Black girls like me are made of words and water.

All I want to do is talk sometimes. Conversational intimacy for air signs like us is magical. Our words enter each other, sit in the moist crevices of skin and joints of bones. You said you are afraid of being vulnerable, of succumbing to the unknown. You and I, we scare each other profoundly at times. I hear your voice in my head when I least expect it: that Trinidadian baritone pouring out of my subconscious, startling me away from what I am doing. You said I remind you of the best parts of home. Like a lot of guys, you want to be nurtured but can’t nurture anyone because you barely know how. Who am I to demand reciprocity? You gathered me in bunches once and laid me down to rest against you, wrapping your legs around and through mine like they were the most precious things right then. Your feet, large, sand papery and in need of some lotion (always). And the ways that we know each other: from breath to breath, the shape of our fears, laughter and anguish. I wanted to scream at the sky some days (and maybe I did).

You texted and I texted. I called and you called and we fell upon each other: sad and angry and hungry and disappointed, cowering under all these burdensome emotional energies. You said you came to help me move that Sunday because you gave me your word once and you couldn’t not come. And you made sure to leave me with a whisper, so cruel and unkind. You wanted to break me which tells me a lot about your fears. And still, I couldn’t hate you then.

And what is it we are meant to learn after all? I suppose it can come down to this: how do I tell someone that sometimes at night, when it’s all quiet in my head—all I want to do is crawl into the base of your throat and sit there, listening to you breathe. And how do you say to someone who is afraid of love and loving that that is exactly what you want to do with them? And what do you say when they tell you no? That they have no courage to love you. Now. Maybe ever.

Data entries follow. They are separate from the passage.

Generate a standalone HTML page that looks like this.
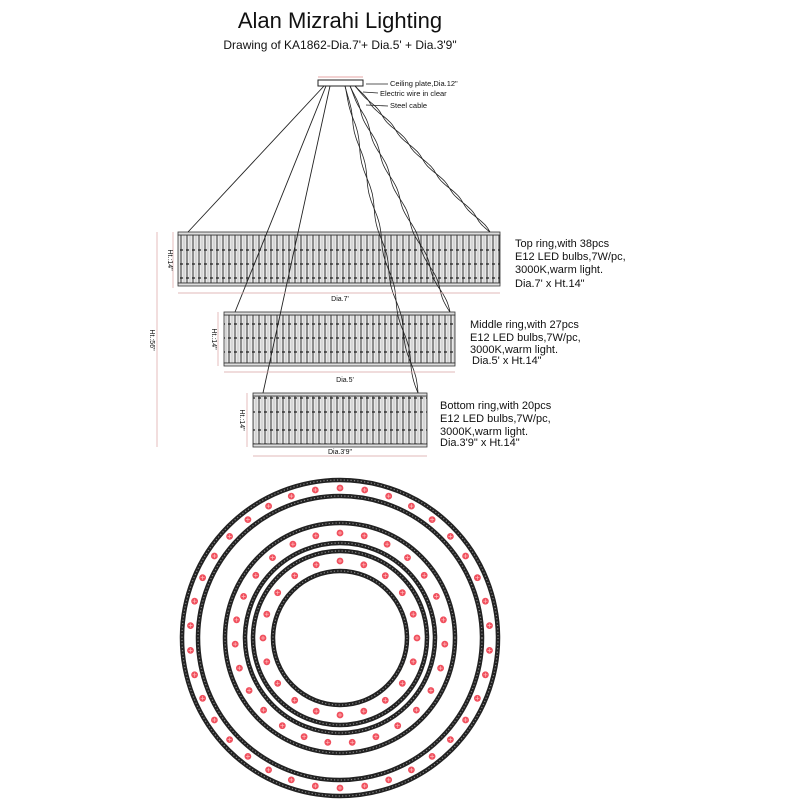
<!DOCTYPE html>
<html><head><meta charset="utf-8"><style>
body{margin:0;background:#fff}
svg{display:block}
text{font-family:"Liberation Sans",sans-serif;fill:#111}
</style></head><body>
<svg id="s" width="800" height="800" viewBox="0 0 800 800" xmlns="http://www.w3.org/2000/svg">
<defs>
<pattern id="col" width="6" height="60" patternUnits="userSpaceOnUse">
<rect width="6" height="60" fill="#e8e8e8"/>
<line x1="1" y1="0" x2="1" y2="60" stroke="#333" stroke-width="1"/>
<line x1="4" y1="0" x2="4" y2="60" stroke="#aaa" stroke-width="0.6"/>
<path d="M0 10h3M0 24h3M0 38h3M0 52h3" stroke="#222" stroke-width="1.2"/>
</pattern>
</defs>
<text x="340" y="28" font-size="22" text-anchor="middle">Alan Mizrahi Lighting</text>
<text x="340" y="49" font-size="12" text-anchor="middle">Drawing of KA1862-Dia.7'+ Dia.5' + Dia.3'9"</text>
<line x1="318" y1="77" x2="363" y2="77" stroke="#d88" stroke-width="0.8"/>
<rect x="318" y="80" width="45" height="6" fill="#fff" stroke="#222" stroke-width="1"/>
<g stroke="#222" stroke-width="0.8">
<line x1="366" y1="84" x2="388" y2="84"/>
<line x1="363" y1="92" x2="378" y2="93"/>
<line x1="366" y1="105" x2="388" y2="106"/>
</g>
<g font-size="7.5">
<text x="390" y="86">Ceiling plate,Dia.12"</text>
<text x="380" y="96">Electric wire in clear</text>
<text x="390" y="108">Steel cable</text>
</g>
<g id="rings"></g>
<g stroke="#222" stroke-width="0.9" fill="none">
<line x1="324" y1="86" x2="188" y2="232"/>
<line x1="326" y1="86" x2="235" y2="312"/>
<line x1="330" y1="86" x2="263" y2="393"/>
</g>
<g id="wavy" stroke="#222" stroke-width="0.8" fill="none"></g>
<g stroke="#d9a0a0" stroke-width="0.7" fill="none">
<line x1="178" y1="293" x2="500" y2="293"/>
<line x1="224" y1="372" x2="455" y2="372"/>
<line x1="253" y1="456" x2="427" y2="456"/>
<line x1="173" y1="232" x2="173" y2="288"/>
<line x1="218" y1="312" x2="218" y2="366"/>
<line x1="247" y1="393" x2="247" y2="447"/>
<line x1="157" y1="232" x2="157" y2="447"/>
</g>
<g font-size="7" text-anchor="middle">
<text x="340" y="301">Dia.7'</text>
<text x="345" y="382">Dia.5'</text>
<text x="340" y="454">Dia.3'9"</text>
<text transform="translate(168,260) rotate(90)">Ht.:14"</text>
<text transform="translate(212,339) rotate(90)">Ht.:14"</text>
<text transform="translate(240,420) rotate(90)">Ht.:14"</text>
<text transform="translate(150,340) rotate(90)">Ht.:56"</text>
</g>
<g font-size="11">
<text x="515" y="247">Top ring,with 38pcs</text>
<text x="515" y="260">E12 LED bulbs,7W/pc,</text>
<text x="515" y="273">3000K,warm light.</text>
<text x="515" y="287">Dia.7' x Ht.14"</text>
<text x="470" y="328">Middle ring,with 27pcs</text>
<text x="470" y="341">E12 LED bulbs,7W/pc,</text>
<text x="470" y="353">3000K,warm light.</text>
<text x="472" y="364">Dia.5' x Ht.14"</text>
<text x="440" y="409">Bottom ring,with 20pcs</text>
<text x="440" y="422">E12 LED bulbs,7W/pc,</text>
<text x="440" y="435">3000K,warm light.</text>
<text x="440" y="446">Dia.3'9" x Ht.14"</text>
</g>
<g id="circ"></g>
</svg>
<script>
var NS="http://www.w3.org/2000/svg";
function el(p,t,a){var e=document.createElementNS(NS,t);for(var k in a)e.setAttribute(k,a[k]);p.appendChild(e);return e;}
var rings=document.getElementById('rings');
[[178,232,500,286],[224,312,455,366],[253,393,427,447]].forEach(function(r){
 var w=r[2]-r[0],h=r[3]-r[1];
 el(rings,'rect',{x:r[0],y:r[1]+3,width:w,height:h-6,fill:'url(#col)',stroke:'#333','stroke-width':0.8});
 el(rings,'rect',{x:r[0],y:r[1],width:w,height:3,fill:'#ddd',stroke:'#333','stroke-width':0.8});
 el(rings,'rect',{x:r[0],y:r[3]-3,width:w,height:3,fill:'#ddd',stroke:'#333','stroke-width':0.8});
});
var wv=document.getElementById('wavy');
function wave(x1,y1,x2,y2,ph){
 var d='M'+x1+' '+y1,n=80;
 for(var i=1;i<=n;i++){var t=i/n,x=x1+(x2-x1)*t,y=y1+(y2-y1)*t;var o=Math.sin(t*Math.PI*10+ph)*1.6*Math.min(1,t*8);d+=' L'+(x+o).toFixed(1)+' '+y.toFixed(1);}
 el(wv,'path',{d:d});
}
[[345,86,418,393],[350,86,450,312],[355,86,490,232]].forEach(function(c){wave(c[0],c[1],c[2],c[3],0);wave(c[0],c[1],c[2],c[3],Math.PI);});
var cg=document.getElementById('circ'),cx=340,cy=638;
function chain(r){
 el(cg,'circle',{cx:cx,cy:cy,r:r,fill:'none',stroke:'#222','stroke-width':4.5});
 el(cg,'circle',{cx:cx,cy:cy,r:r,fill:'none',stroke:'#888','stroke-width':1.2,'stroke-dasharray':'1.2 2.2'});
}
function dots(r,n,off){
 for(var i=0;i<n;i++){var a=off+i*2*Math.PI/n,x=cx+r*Math.cos(a),y=cy+r*Math.sin(a);
  el(cg,'circle',{cx:x.toFixed(1),cy:y.toFixed(1),r:3.4,fill:'#f0505e'});
  el(cg,'path',{d:'M'+(x-2).toFixed(1)+' '+y.toFixed(1)+'h4M'+x.toFixed(1)+' '+(y-2).toFixed(1)+'v4',stroke:'#fbb','stroke-width':0.7});
 }
}
chain(158);chain(142);dots(150,38,-Math.PI/2);
chain(115);chain(95);dots(105,27,-Math.PI/2);
chain(87);chain(67);dots(77,20,-Math.PI/2);
</script>
</body></html>
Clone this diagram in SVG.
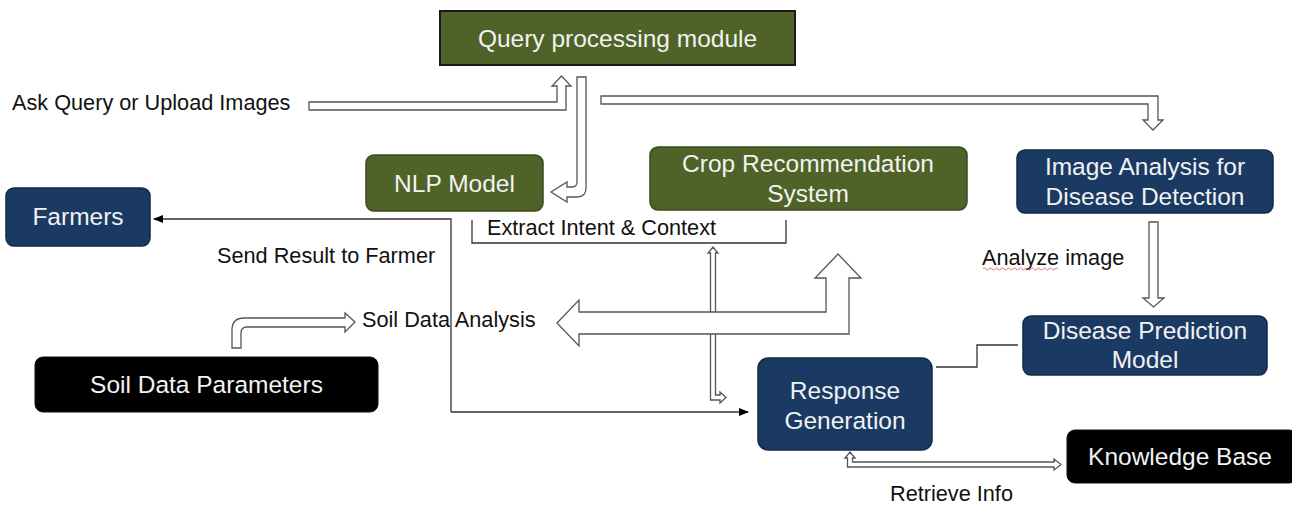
<svg xmlns="http://www.w3.org/2000/svg" width="1292" height="507" viewBox="0 0 1292 507">
<style>
.olive{fill:#4f6228;stroke:#3b4a1e;stroke-width:1.5}
.navy{fill:#1a3a63;stroke:#12294a;stroke-width:1.5}
.black{fill:#000;stroke:#111;stroke-width:1}
.nt{font-family:"Liberation Sans",Arial,sans-serif;font-size:24.5px;fill:#f2f2f2;text-anchor:middle}
.lbl{font-family:"Liberation Sans",Arial,sans-serif;font-size:21.7px;fill:#111}
.hollow{fill:#fff;stroke:#555;stroke-width:1.3;stroke-linejoin:miter}
.line{fill:none;stroke:#333;stroke-width:1.3}
</style>
<defs>
<marker id="ah" markerWidth="10" markerHeight="10" refX="9" refY="5" orient="auto" markerUnits="userSpaceOnUse">
<path d="M0,1 L10,5 L0,9 Z" fill="#000"/>
</marker>
</defs>
<rect width="1292" height="507" fill="#fff"/>

<g id="connectors">
<!-- Ask Query -> Query module -->
<polygon class="hollow" points="309,102 557,102 557,86 552,86 561.5,76 571,86 566,86 566,110 309,110"/>
<!-- Query module -> NLP -->
<path class="hollow" d="M577,77 L586,77 L586,188 Q586,197 577,197 L567,197 L567,202 L551,192 L567,182 L567,187 L572,187 Q577,187 577,182 Z"/>
<!-- Query module -> Image Analysis -->
<polygon class="hollow" points="601,96 1158,96 1158,120 1163,120 1153,130 1143,120 1148,120 1148,104 601,104"/>
<!-- Extract intent bracket -->
<polyline class="line" points="472,220 472,243 786,243 786,220"/>
<!-- Send result to farmer -->
<polyline class="line" points="451,412 451,219 154,219" marker-end="url(#ah)"/>
<polyline class="line" points="451,412 748,412" marker-end="url(#ah)"/>
<!-- Extract intent <-> Response generation -->
<polygon class="hollow" points="713,247 718,253 715.5,253 715.5,395 720,395 720,392 726,397.5 720,403 720,400 710.5,400 710.5,253 708,253"/>
<!-- Soil data analysis <-> crop recommendation -->
<polygon class="hollow" points="557,323 579,300 579,312 826,312 826,278 815,278 838,254 861,278 849,278 849,334 579,334 579,346"/>
<!-- Soil data parameters -> soil data analysis -->
<path class="hollow" d="M232,348 L232,330 Q232,318 244,318 L345,318 L345,313 L355,322 L345,332 L345,327 L247,327 Q241,327 241,333 L241,348 Z"/>
<!-- Image analysis -> disease prediction -->
<polygon class="hollow" points="1149,222 1158,222 1158,298 1164,298 1153.5,307 1143,298 1149,298"/>
<!-- Disease prediction - response -->
<polyline class="line" points="936,367 977,367 977,345 1018,345"/>
<!-- Response <-> Knowledge base -->
<polygon class="hollow" points="850,452 855,458 852.5,458 852.5,462 1054,462 1054,459 1061,464.5 1054,470 1054,467 847.5,467 847.5,458 845,458"/>
</g>

<g id="labels">
<text class="lbl" x="12" y="110">Ask Query or Upload Images</text>
<text class="lbl" x="487" y="235">Extract Intent &amp; Context</text>
<text class="lbl" x="217" y="263">Send Result to Farmer</text>
<text class="lbl" x="362" y="327">Soil Data Analysis</text>
<text class="lbl" x="982" y="265">Analyze image</text>
<path d="M983,269 q1.5,-2 3,0 t3,0 t3,0 t3,0 t3,0 t3,0 t3,0 t3,0 t3,0 t3,0 t3,0 t3,0 t3,0 t3,0 t3,0 t3,0 t3,0 t3,0 t3,0 t3,0 t3,0 t3,0 t3,0 t3,0 t3,0" fill="none" stroke="#e05050" stroke-width="0.8"/>
<text class="lbl" x="890" y="501">Retrieve Info</text>
</g>

<g id="query-module">
<rect x="440" y="11" width="355" height="54" fill="#4f6228" stroke="#1a1a1a" stroke-width="2"/>
<text class="nt" x="617.5" y="47">Query processing module</text>
</g>
<g id="nlp-model">
<rect class="olive" x="366" y="155" width="177" height="56" rx="8"/>
<text class="nt" x="454.5" y="192">NLP Model</text>
</g>
<g id="crop-recommendation">
<rect class="olive" x="650" y="147" width="317" height="63" rx="8"/>
<text class="nt" x="808" y="172">Crop Recommendation</text>
<text class="nt" x="808" y="202">System</text>
</g>
<g id="image-analysis">
<rect class="navy" x="1017" y="150" width="256" height="63" rx="8"/>
<text class="nt" x="1145" y="175">Image Analysis for</text>
<text class="nt" x="1145" y="205">Disease Detection</text>
</g>
<g id="farmers">
<rect class="navy" x="6" y="188" width="144" height="58" rx="8"/>
<text class="nt" x="78" y="225">Farmers</text>
</g>
<g id="soil-data-parameters">
<rect class="black" x="35" y="357" width="343" height="55" rx="8"/>
<text class="nt" x="206.5" y="393">Soil Data Parameters</text>
</g>
<g id="response-generation">
<rect class="navy" x="758" y="358" width="174" height="92" rx="10"/>
<text class="nt" x="845" y="399">Response</text>
<text class="nt" x="845" y="429">Generation</text>
</g>
<g id="disease-prediction">
<rect class="navy" x="1023" y="316" width="244" height="59" rx="8"/>
<text class="nt" x="1145" y="339">Disease Prediction</text>
<text class="nt" x="1145" y="368">Model</text>
</g>
<g id="knowledge-base">
<rect class="black" x="1067" y="430" width="230" height="53" rx="8"/>
<text class="nt" x="1180" y="465">Knowledge Base</text>
</g>
</svg>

Emotions aren’t rational. And there is a fissure in my heart caused by you. (Insert the saddest sigh ever.)

More to the point, “What kind of fuckery is this?” (Universe, yes, I am looking at you.)

And what can I say about the end? The bitter taste—betrayal, or was it something else? A lesson forgotten, soft skein slipping away because you had no grip? “Sorry”—but not really sorry, touching but not really touching. We have let the cosmos down or they have let us down. And between us grew spaces we could not fill, fruit fell before it was ripe and our spirits made promises we could not keep to each other.

Epiphany: He has no salve to rub into my raw, tender spots; I will have to do it myself. And I will.